— What the task asks —
Word for word, give the material below again, minus any images.

-*-*-

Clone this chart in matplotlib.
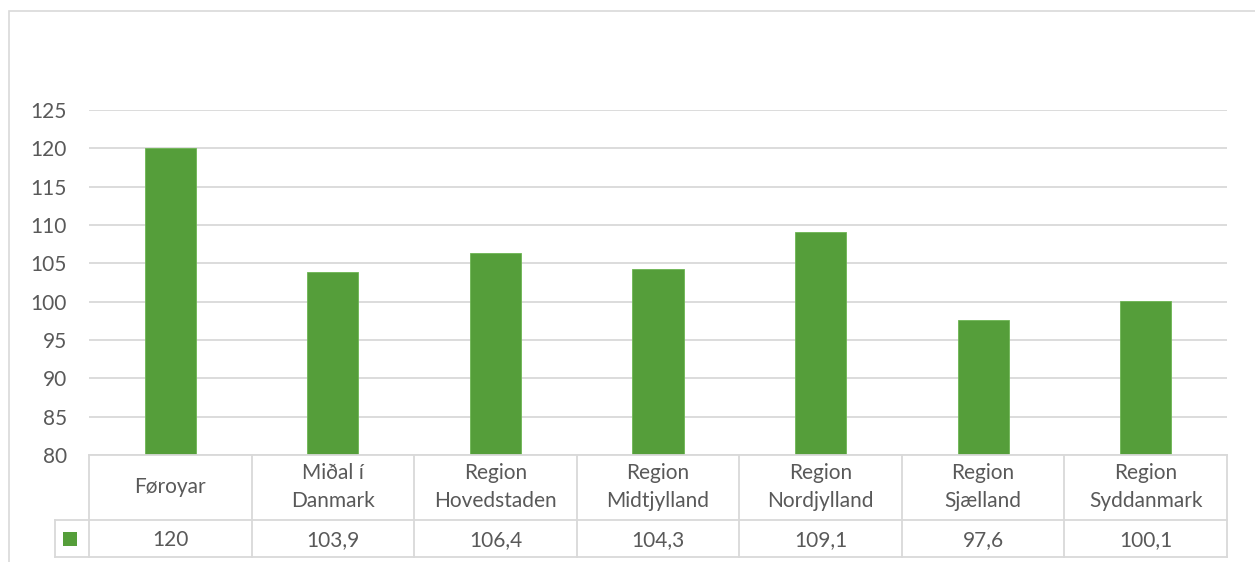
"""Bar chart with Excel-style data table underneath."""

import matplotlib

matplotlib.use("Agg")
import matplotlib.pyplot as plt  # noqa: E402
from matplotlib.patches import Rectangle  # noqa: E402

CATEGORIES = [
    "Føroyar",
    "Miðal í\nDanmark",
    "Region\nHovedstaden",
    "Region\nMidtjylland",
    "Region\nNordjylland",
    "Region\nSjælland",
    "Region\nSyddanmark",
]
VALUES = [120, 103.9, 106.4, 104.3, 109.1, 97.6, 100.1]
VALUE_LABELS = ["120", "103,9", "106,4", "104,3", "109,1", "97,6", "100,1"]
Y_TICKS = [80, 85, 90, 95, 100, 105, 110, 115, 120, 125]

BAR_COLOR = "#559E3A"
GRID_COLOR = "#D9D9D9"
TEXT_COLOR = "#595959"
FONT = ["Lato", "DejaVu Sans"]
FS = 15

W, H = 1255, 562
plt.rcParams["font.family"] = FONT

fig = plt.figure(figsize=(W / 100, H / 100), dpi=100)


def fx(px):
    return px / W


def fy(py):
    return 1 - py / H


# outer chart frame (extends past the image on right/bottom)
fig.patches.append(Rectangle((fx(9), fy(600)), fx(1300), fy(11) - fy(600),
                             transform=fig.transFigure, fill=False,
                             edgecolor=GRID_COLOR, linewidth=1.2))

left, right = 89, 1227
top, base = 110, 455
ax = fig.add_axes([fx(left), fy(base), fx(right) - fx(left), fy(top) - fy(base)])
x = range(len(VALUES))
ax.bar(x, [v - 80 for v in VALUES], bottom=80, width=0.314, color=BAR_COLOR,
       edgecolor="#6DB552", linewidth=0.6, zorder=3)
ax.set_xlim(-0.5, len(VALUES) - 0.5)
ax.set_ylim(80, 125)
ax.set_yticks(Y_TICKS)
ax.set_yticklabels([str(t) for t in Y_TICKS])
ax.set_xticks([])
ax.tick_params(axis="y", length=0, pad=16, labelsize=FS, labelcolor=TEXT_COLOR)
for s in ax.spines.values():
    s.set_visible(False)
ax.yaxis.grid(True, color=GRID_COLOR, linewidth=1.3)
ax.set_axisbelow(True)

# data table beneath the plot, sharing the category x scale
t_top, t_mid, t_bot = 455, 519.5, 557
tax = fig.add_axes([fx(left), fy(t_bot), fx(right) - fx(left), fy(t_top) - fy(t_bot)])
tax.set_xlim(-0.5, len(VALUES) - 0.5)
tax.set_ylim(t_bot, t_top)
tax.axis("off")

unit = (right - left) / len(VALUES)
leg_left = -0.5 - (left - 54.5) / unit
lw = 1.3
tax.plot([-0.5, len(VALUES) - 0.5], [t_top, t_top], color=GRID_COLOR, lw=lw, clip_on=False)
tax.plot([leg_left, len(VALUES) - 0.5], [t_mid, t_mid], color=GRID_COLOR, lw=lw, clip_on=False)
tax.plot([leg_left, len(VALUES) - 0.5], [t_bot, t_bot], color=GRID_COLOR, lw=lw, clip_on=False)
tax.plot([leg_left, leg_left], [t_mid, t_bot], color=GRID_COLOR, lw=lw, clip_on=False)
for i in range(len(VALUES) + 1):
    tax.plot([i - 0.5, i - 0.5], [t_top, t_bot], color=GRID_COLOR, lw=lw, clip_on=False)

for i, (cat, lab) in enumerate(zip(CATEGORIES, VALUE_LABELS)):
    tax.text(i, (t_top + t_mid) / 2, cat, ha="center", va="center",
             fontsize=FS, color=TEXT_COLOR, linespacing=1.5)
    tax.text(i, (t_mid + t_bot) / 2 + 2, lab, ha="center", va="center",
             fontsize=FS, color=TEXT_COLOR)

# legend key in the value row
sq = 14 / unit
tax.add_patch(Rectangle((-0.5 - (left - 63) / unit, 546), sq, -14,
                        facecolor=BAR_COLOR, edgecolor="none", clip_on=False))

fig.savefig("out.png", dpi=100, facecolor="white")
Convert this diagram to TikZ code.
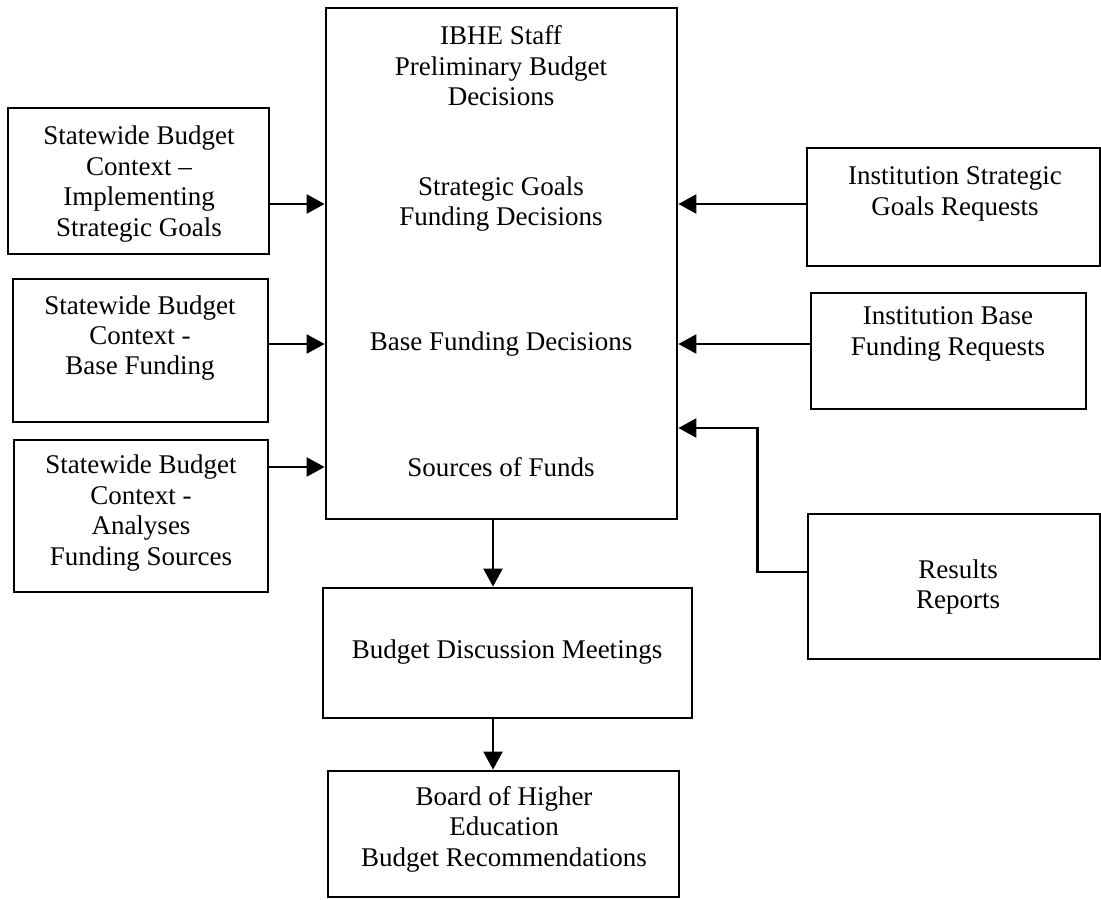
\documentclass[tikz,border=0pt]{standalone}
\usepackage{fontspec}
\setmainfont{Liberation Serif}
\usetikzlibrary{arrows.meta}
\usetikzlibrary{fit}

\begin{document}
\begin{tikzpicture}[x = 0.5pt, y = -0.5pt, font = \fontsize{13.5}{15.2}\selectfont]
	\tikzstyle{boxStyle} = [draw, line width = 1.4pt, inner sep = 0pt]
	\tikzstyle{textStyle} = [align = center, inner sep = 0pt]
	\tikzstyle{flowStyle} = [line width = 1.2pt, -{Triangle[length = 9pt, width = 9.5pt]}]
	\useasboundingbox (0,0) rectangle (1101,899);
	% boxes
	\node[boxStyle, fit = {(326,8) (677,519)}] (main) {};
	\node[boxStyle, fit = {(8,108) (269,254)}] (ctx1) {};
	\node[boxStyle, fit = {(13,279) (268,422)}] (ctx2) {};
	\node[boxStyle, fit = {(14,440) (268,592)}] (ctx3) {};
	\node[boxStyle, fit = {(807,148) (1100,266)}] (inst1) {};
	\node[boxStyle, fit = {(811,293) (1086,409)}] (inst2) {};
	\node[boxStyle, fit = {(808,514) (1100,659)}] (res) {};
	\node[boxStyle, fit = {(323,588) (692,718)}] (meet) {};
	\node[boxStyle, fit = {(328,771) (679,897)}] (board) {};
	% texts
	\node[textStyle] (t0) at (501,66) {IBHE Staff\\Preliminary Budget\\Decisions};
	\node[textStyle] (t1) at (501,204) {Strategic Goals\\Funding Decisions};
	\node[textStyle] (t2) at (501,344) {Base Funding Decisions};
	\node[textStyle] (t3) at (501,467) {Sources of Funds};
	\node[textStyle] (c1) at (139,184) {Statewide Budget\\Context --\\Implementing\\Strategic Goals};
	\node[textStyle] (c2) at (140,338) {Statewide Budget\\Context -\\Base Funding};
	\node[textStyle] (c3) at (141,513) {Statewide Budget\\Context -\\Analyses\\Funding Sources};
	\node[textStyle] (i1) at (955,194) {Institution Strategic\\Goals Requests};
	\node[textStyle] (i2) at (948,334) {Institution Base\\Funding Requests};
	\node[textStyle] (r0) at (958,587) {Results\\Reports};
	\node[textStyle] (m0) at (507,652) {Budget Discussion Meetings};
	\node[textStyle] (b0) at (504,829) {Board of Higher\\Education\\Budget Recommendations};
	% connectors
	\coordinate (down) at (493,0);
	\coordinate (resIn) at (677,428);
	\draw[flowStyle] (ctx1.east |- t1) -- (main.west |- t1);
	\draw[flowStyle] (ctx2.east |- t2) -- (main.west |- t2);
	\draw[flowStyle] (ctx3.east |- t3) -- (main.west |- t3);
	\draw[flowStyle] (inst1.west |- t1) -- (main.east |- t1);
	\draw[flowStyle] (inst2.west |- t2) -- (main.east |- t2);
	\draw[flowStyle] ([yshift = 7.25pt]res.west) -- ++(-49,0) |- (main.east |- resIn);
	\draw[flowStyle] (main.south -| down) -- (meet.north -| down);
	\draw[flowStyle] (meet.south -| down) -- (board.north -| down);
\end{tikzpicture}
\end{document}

-*-*-

— Answer to this exercise —
Clone this chart in matplotlib.
"""Bar chart with Excel-style data table underneath."""

import matplotlib

matplotlib.use("Agg")
import matplotlib.pyplot as plt  # noqa: E402
from matplotlib.patches import Rectangle  # noqa: E402

CATEGORIES = [
    "Føroyar",
    "Miðal í\nDanmark",
    "Region\nHovedstaden",
    "Region\nMidtjylland",
    "Region\nNordjylland",
    "Region\nSjælland",
    "Region\nSyddanmark",
]
VALUES = [120, 103.9, 106.4, 104.3, 109.1, 97.6, 100.1]
VALUE_LABELS = ["120", "103,9", "106,4", "104,3", "109,1", "97,6", "100,1"]
Y_TICKS = [80, 85, 90, 95, 100, 105, 110, 115, 120, 125]

BAR_COLOR = "#559E3A"
GRID_COLOR = "#D9D9D9"
TEXT_COLOR = "#595959"
FONT = ["Lato", "DejaVu Sans"]
FS = 15

W, H = 1255, 562
plt.rcParams["font.family"] = FONT

fig = plt.figure(figsize=(W / 100, H / 100), dpi=100)


def fx(px):
    return px / W


def fy(py):
    return 1 - py / H


# outer chart frame (extends past the image on right/bottom)
fig.patches.append(Rectangle((fx(9), fy(600)), fx(1300), fy(11) - fy(600),
                             transform=fig.transFigure, fill=False,
                             edgecolor=GRID_COLOR, linewidth=1.2))

left, right = 89, 1227
top, base = 110, 455
ax = fig.add_axes([fx(left), fy(base), fx(right) - fx(left), fy(top) - fy(base)])
x = range(len(VALUES))
ax.bar(x, [v - 80 for v in VALUES], bottom=80, width=0.314, color=BAR_COLOR,
       edgecolor="#6DB552", linewidth=0.6, zorder=3)
ax.set_xlim(-0.5, len(VALUES) - 0.5)
ax.set_ylim(80, 125)
ax.set_yticks(Y_TICKS)
ax.set_yticklabels([str(t) for t in Y_TICKS])
ax.set_xticks([])
ax.tick_params(axis="y", length=0, pad=16, labelsize=FS, labelcolor=TEXT_COLOR)
for s in ax.spines.values():
    s.set_visible(False)
ax.yaxis.grid(True, color=GRID_COLOR, linewidth=1.3)
ax.set_axisbelow(True)

# data table beneath the plot, sharing the category x scale
t_top, t_mid, t_bot = 455, 519.5, 557
tax = fig.add_axes([fx(left), fy(t_bot), fx(right) - fx(left), fy(t_top) - fy(t_bot)])
tax.set_xlim(-0.5, len(VALUES) - 0.5)
tax.set_ylim(t_bot, t_top)
tax.axis("off")

unit = (right - left) / len(VALUES)
leg_left = -0.5 - (left - 54.5) / unit
lw = 1.3
tax.plot([-0.5, len(VALUES) - 0.5], [t_top, t_top], color=GRID_COLOR, lw=lw, clip_on=False)
tax.plot([leg_left, len(VALUES) - 0.5], [t_mid, t_mid], color=GRID_COLOR, lw=lw, clip_on=False)
tax.plot([leg_left, len(VALUES) - 0.5], [t_bot, t_bot], color=GRID_COLOR, lw=lw, clip_on=False)
tax.plot([leg_left, leg_left], [t_mid, t_bot], color=GRID_COLOR, lw=lw, clip_on=False)
for i in range(len(VALUES) + 1):
    tax.plot([i - 0.5, i - 0.5], [t_top, t_bot], color=GRID_COLOR, lw=lw, clip_on=False)

for i, (cat, lab) in enumerate(zip(CATEGORIES, VALUE_LABELS)):
    tax.text(i, (t_top + t_mid) / 2, cat, ha="center", va="center",
             fontsize=FS, color=TEXT_COLOR, linespacing=1.5)
    tax.text(i, (t_mid + t_bot) / 2 + 2, lab, ha="center", va="center",
             fontsize=FS, color=TEXT_COLOR)

# legend key in the value row
sq = 14 / unit
tax.add_patch(Rectangle((-0.5 - (left - 63) / unit, 546), sq, -14,
                        facecolor=BAR_COLOR, edgecolor="none", clip_on=False))

fig.savefig("out.png", dpi=100, facecolor="white")
Convert this diagram to TikZ code.
\documentclass[tikz,border=0pt]{standalone}
\usepackage{fontspec}
\setmainfont{Liberation Serif}
\usetikzlibrary{arrows.meta}
\usetikzlibrary{fit}

\begin{document}
\begin{tikzpicture}[x = 0.5pt, y = -0.5pt, font = \fontsize{13.5}{15.2}\selectfont]
	\tikzstyle{boxStyle} = [draw, line width = 1.4pt, inner sep = 0pt]
	\tikzstyle{textStyle} = [align = center, inner sep = 0pt]
	\tikzstyle{flowStyle} = [line width = 1.2pt, -{Triangle[length = 9pt, width = 9.5pt]}]
	\useasboundingbox (0,0) rectangle (1101,899);
	% boxes
	\node[boxStyle, fit = {(326,8) (677,519)}] (main) {};
	\node[boxStyle, fit = {(8,108) (269,254)}] (ctx1) {};
	\node[boxStyle, fit = {(13,279) (268,422)}] (ctx2) {};
	\node[boxStyle, fit = {(14,440) (268,592)}] (ctx3) {};
	\node[boxStyle, fit = {(807,148) (1100,266)}] (inst1) {};
	\node[boxStyle, fit = {(811,293) (1086,409)}] (inst2) {};
	\node[boxStyle, fit = {(808,514) (1100,659)}] (res) {};
	\node[boxStyle, fit = {(323,588) (692,718)}] (meet) {};
	\node[boxStyle, fit = {(328,771) (679,897)}] (board) {};
	% texts
	\node[textStyle] (t0) at (501,66) {IBHE Staff\\Preliminary Budget\\Decisions};
	\node[textStyle] (t1) at (501,204) {Strategic Goals\\Funding Decisions};
	\node[textStyle] (t2) at (501,344) {Base Funding Decisions};
	\node[textStyle] (t3) at (501,467) {Sources of Funds};
	\node[textStyle] (c1) at (139,184) {Statewide Budget\\Context --\\Implementing\\Strategic Goals};
	\node[textStyle] (c2) at (140,338) {Statewide Budget\\Context -\\Base Funding};
	\node[textStyle] (c3) at (141,513) {Statewide Budget\\Context -\\Analyses\\Funding Sources};
	\node[textStyle] (i1) at (955,194) {Institution Strategic\\Goals Requests};
	\node[textStyle] (i2) at (948,334) {Institution Base\\Funding Requests};
	\node[textStyle] (r0) at (958,587) {Results\\Reports};
	\node[textStyle] (m0) at (507,652) {Budget Discussion Meetings};
	\node[textStyle] (b0) at (504,829) {Board of Higher\\Education\\Budget Recommendations};
	% connectors
	\coordinate (down) at (493,0);
	\coordinate (resIn) at (677,428);
	\draw[flowStyle] (ctx1.east |- t1) -- (main.west |- t1);
	\draw[flowStyle] (ctx2.east |- t2) -- (main.west |- t2);
	\draw[flowStyle] (ctx3.east |- t3) -- (main.west |- t3);
	\draw[flowStyle] (inst1.west |- t1) -- (main.east |- t1);
	\draw[flowStyle] (inst2.west |- t2) -- (main.east |- t2);
	\draw[flowStyle] ([yshift = 7.25pt]res.west) -- ++(-49,0) |- (main.east |- resIn);
	\draw[flowStyle] (main.south -| down) -- (meet.north -| down);
	\draw[flowStyle] (meet.south -| down) -- (board.north -| down);
\end{tikzpicture}
\end{document}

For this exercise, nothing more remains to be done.